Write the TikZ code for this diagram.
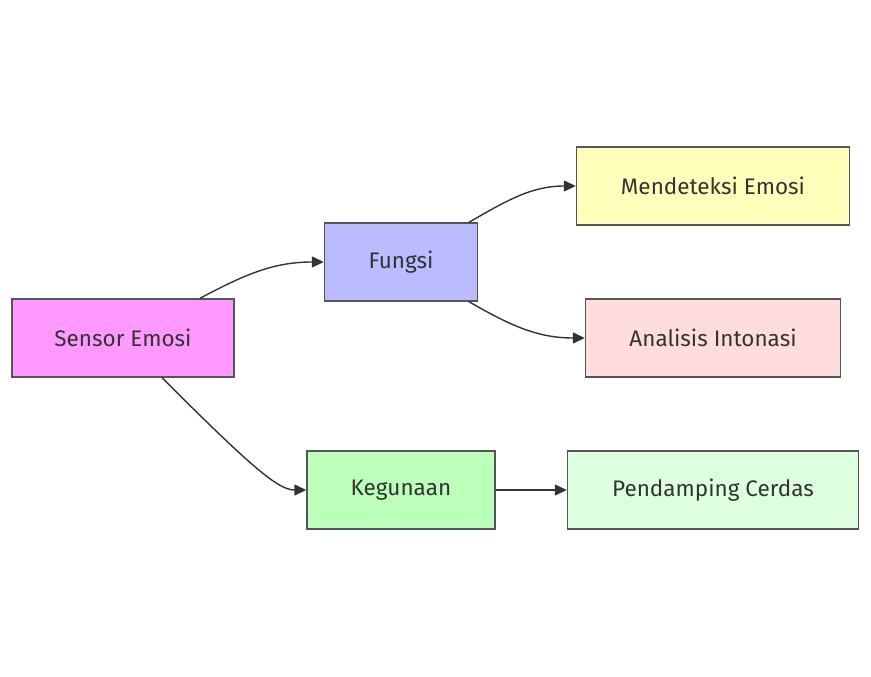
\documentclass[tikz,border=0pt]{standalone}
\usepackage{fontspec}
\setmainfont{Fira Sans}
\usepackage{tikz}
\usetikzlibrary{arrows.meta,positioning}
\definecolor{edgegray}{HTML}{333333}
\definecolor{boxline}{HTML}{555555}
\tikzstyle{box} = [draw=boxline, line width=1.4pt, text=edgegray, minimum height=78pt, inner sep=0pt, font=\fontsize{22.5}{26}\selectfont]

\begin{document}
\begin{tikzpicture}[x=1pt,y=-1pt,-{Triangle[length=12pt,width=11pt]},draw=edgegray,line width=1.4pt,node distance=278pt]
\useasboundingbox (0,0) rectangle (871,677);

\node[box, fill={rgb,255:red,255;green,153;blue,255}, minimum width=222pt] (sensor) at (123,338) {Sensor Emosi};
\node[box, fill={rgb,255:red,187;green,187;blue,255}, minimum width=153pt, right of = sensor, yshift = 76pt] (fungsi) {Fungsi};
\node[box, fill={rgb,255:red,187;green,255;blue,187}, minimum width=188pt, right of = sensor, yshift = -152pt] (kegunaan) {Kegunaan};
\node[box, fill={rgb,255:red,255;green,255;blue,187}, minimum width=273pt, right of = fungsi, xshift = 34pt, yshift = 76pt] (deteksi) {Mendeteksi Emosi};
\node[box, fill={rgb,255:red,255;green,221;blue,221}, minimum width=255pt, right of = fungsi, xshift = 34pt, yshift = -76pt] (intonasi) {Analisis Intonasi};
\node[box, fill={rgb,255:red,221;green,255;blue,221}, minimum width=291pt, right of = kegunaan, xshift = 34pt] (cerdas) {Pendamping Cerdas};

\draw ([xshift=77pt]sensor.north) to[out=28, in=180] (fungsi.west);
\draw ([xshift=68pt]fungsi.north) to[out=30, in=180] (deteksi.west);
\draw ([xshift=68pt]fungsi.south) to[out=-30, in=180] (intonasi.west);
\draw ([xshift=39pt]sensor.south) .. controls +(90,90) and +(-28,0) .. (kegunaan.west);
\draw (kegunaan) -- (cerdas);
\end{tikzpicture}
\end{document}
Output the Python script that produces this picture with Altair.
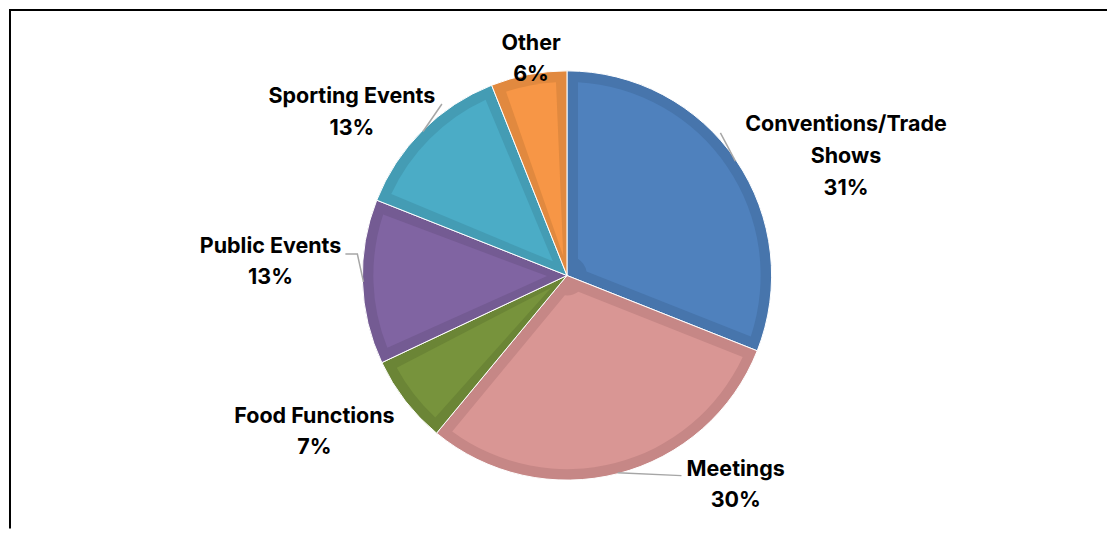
++++++++
| SHORT TASK |
The pictures should not be reproduced; quote all of the other material exactly.

| ANSWER BELOW |
Write the TikZ code for this diagram.
\documentclass[tikz,border=0pt]{standalone}
\usepackage{fontspec}
\setmainfont{Fira Sans}
\usepackage{tikz}
\usetikzlibrary{arrows.meta,positioning}
\definecolor{edgegray}{HTML}{333333}
\definecolor{boxline}{HTML}{555555}
\tikzstyle{box} = [draw=boxline, line width=1.4pt, text=edgegray, minimum height=78pt, inner sep=0pt, font=\fontsize{22.5}{26}\selectfont]

\begin{document}
\begin{tikzpicture}[x=1pt,y=-1pt,-{Triangle[length=12pt,width=11pt]},draw=edgegray,line width=1.4pt,node distance=278pt]
\useasboundingbox (0,0) rectangle (871,677);

\node[box, fill={rgb,255:red,255;green,153;blue,255}, minimum width=222pt] (sensor) at (123,338) {Sensor Emosi};
\node[box, fill={rgb,255:red,187;green,187;blue,255}, minimum width=153pt, right of = sensor, yshift = 76pt] (fungsi) {Fungsi};
\node[box, fill={rgb,255:red,187;green,255;blue,187}, minimum width=188pt, right of = sensor, yshift = -152pt] (kegunaan) {Kegunaan};
\node[box, fill={rgb,255:red,255;green,255;blue,187}, minimum width=273pt, right of = fungsi, xshift = 34pt, yshift = 76pt] (deteksi) {Mendeteksi Emosi};
\node[box, fill={rgb,255:red,255;green,221;blue,221}, minimum width=255pt, right of = fungsi, xshift = 34pt, yshift = -76pt] (intonasi) {Analisis Intonasi};
\node[box, fill={rgb,255:red,221;green,255;blue,221}, minimum width=291pt, right of = kegunaan, xshift = 34pt] (cerdas) {Pendamping Cerdas};

\draw ([xshift=77pt]sensor.north) to[out=28, in=180] (fungsi.west);
\draw ([xshift=68pt]fungsi.north) to[out=30, in=180] (deteksi.west);
\draw ([xshift=68pt]fungsi.south) to[out=-30, in=180] (intonasi.west);
\draw ([xshift=39pt]sensor.south) .. controls +(90,90) and +(-28,0) .. (kegunaan.west);
\draw (kegunaan) -- (cerdas);
\end{tikzpicture}
\end{document}
Output the Python script that produces this picture with Altair.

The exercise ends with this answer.